March 29th, 2011 at 23:51

Thanks Raji Madam.

@ annapoorna - will try to feature the masterpiece from Moovar koil shortly…i owe you a call as well - its been hectic sch last two weeks. should be free by mid of nxt week.

@Vardhini - Its really sad to see these beauties lying uncared for..

@Shri…you are next in line..

@ Padhma - thanks. Sugar coated Pills maybe…


March 30th, 2011 at 7:59
V. Raghunathan

Dear Readers,

I am proud of saying that this village is incidently my home town. We Sri Balambika Seva Samithi and Mahalaxmi Charitable Trust took over the the renovation of this temple with great great enthusiasm.

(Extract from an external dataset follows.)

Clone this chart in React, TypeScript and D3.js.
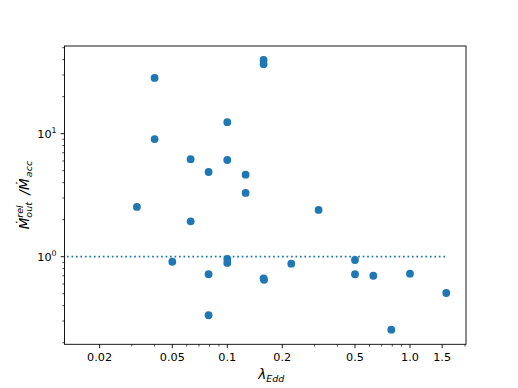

We look forward the like minded people for renovation and restoration of this heritage temple. We had given the renovation job to REACH Foundation which is formed by Dr. Satyamoorthy & others. Mr. Sundar Bharatwaj is going to look after the renovation under the guidance of REACH Foundation.

If any information you require you can feel free to contact me at 09867792299 / email. sbss111@gmail.com or raghupadmav@yahoo.co.in

May 4th, 2011 at 11:31

Dear Raghunathan,

Thanks for the information and we wish you all luck.


May 5th, 2011 at 7:07
V. Raghunathan

Dear Mr. Vijay

Thank you for your support.

May 5th, 2011 at 16:54

The gov”t ment has not supported to the village above 30 years. so,the temple was damaged and poor condition

October 28th, 2012 at 1:27

ONE OF PLACE OF KAMARASAVALLI BEAUTI FUL butThe gov”t ment has not supported to the village above 30 years. so,the temple was damaged and poor condition

October 28th, 2012 at 1:32

I belong to a nearby village..This article reminded me painted image of markendaya in my village alagiyamanavalam temple which I have seen atleast 20 years back

May 9th, 2013 at 14:31

thanks for the comments Siva - please do share the painting if possible. rgds vj

May 10th, 2013 at 7:31

@above ,
sir the painting of markendeya holding linga was on upper surface of temple in my village near kamarsavalli..I would share it when I visit next time (painting may be recent one)…also there is an old shiva temple near kamarasavalli in nadhiyanur village (called as nariyanur) and another at Periyamarai.(5 km from kamarasavalli)…I assume(suppose) all these temples belong to same era of big temple tanjore…
from Germany

May 11th, 2013 at 20:33

I am samikkannu from ORIYUR near kamarasavalli. I also studyed in kamarasavalli school up to SSLC.Now I am settled at TIRUVANNAMALAI,also run a appalom manufacturing unit. our appalam name is SRI ARUNAI APPALAM.Iam very like this temple from my childage.